Kemudian muncul dilema klasik dalam manajemen operasi: apakah harus make to stock atau make to order. Make to stock berarti perusahaan memproduksi barang sebelum pesanan datang, seperti pabrik makanan ringan yang memproduksi jutaan bungkus setiap hari. Strategi ini cocok untuk produk dengan permintaan stabil. Sementara make to order berarti produksi baru dilakukan setelah pesanan diterima, seperti perusahaan furnitur custom. Strategi ini mengurangi risiko kelebihan stok, tetapi menuntut waktu tunggu lebih lama bagi pelanggan. Tidak ada pilihan yang mutlak benar—yang penting adalah kesesuaian dengan karakter pasar dan kemampuan operasional perusahaan.

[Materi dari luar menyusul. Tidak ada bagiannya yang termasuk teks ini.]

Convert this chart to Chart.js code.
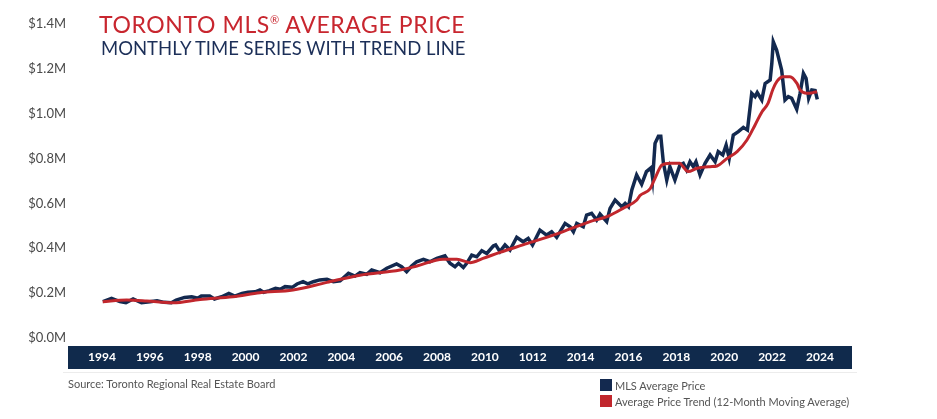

Untuk memperjelas, bayangkan dua perusahaan fiktif. Perusahaan pertama, “Speedy Bikes,” memproduksi sepeda standar dalam jumlah besar. Fokus mereka pada efisiensi, biaya rendah, dan produksi cepat membuat mereka menggunakan sistem make to stock. Sementara perusahaan kedua, “ArtCycle,” menawarkan sepeda dengan desain unik sesuai keinginan pelanggan. Mereka menggunakan pendekatan make to order karena setiap unit berbeda. Keduanya sukses, karena masing-masing mengelola prosesnya sesuai produk dan target pasarnya.

Dalam era digital, cara produk sampai ke pelanggan juga menjadi bagian penting dari desain proses. Banyak bisnis kini mengadopsi model order online, pick up in store atau bahkan pengiriman langsung ke rumah. Proses ini menuntut integrasi yang mulus antara sistem online, stok gudang, dan layanan pelanggan. Jika satu bagian gagal, seluruh pengalaman pelanggan bisa rusak. Karena itu, manajer operasi modern harus berpikir lintas fungsi—dari desain produk, rantai pasok, hingga layanan purna jual.

Prinsip Design for X (DFX) menjadi pegangan penting dalam dunia modern—yakni desain yang mempertimbangkan berbagai faktor sejak awal, seperti kemudahan produksi (Design for Manufacturing), kemudahan perawatan (Design for Maintenance), atau keberlanjutan (Design for Environment). Dengan menerapkan DFX, perusahaan bisa memastikan bahwa produk tidak hanya menarik secara fungsional, tetapi juga efisien, ramah lingkungan, dan tahan lama. Sebagai contoh, produsen elektronik kini merancang produk agar mudah didaur ulang setelah masa pakainya habis—sebuah langkah yang dulu jarang dipertimbangkan dalam desain proses.

Kesuksesan dalam manajemen operasi bukan hanya tentang bekerja lebih keras atau lebih cepat, tetapi tentang bekerja lebih cerdas. Setiap langkah dalam proses, setiap keputusan investasi, dan setiap strategi produksi harus didasari oleh pemahaman menyeluruh tentang apa yang ingin dihasilkan dan bagaimana cara terbaik untuk mewujudkannya. Ketika desain proses selaras dengan karakter produk, efisiensi, kualitas, dan kepuasan pelanggan akan berjalan beriringan—dan itulah tanda dari operasi yang benar-benar unggul.